OK, so this is the interesting thing then to figure out going forward and to use it as a warning for potential victims. What do shills and people at the top of the potential pyramid use to identify those candidates. Sure, they know of friends and family who might want to invest because they're hard up for cash and desperate.
But what else? Is someone not a candidate if they're asking too many questions? Or if they are knowledgeable about the subject at hand?
Getting to understand the psychology around it. I highly doubt people like the top performers mentioned here are consciously aware of doing it in a particular way, but there is an underlying psychological reason for the way they approach others.

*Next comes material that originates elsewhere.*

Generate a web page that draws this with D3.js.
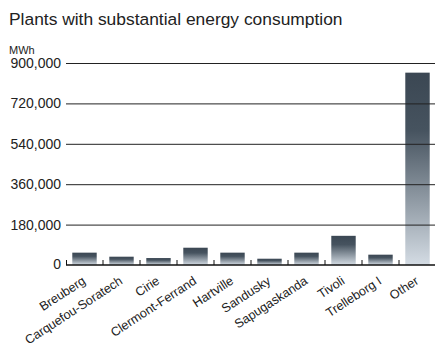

Correlation is certainly not causation, but there do seem to be reoccurring themes to most of these scams in terms of who they target. As we've said before, the Bible Belt in the US has one of (if not
the) biggest hotspot for affinity fraud in the US. I can't say for certain, but I don't think these people fall for scams
because they're religious, but rather that they may be religious and fall for scams for the same underlying reason (who knows?).
My best guess here is insufficient reasoning abilities, as no one who holds a religious belief does so by way of sound reasoning. If reasoning was involved it wouldn't be called
faith. In much the same way that religious notions require special pleading, so do many of these scams too.
These schemes also like to target low-income people by way of making the "price of admission" pretty low.
Conspiracy theorists are also primed with all sorts of confirmation biases for these scammers to exploit.
Essentially, find a group of poor and/or religious people, and there will be someone taking advantage of them, guaranteed.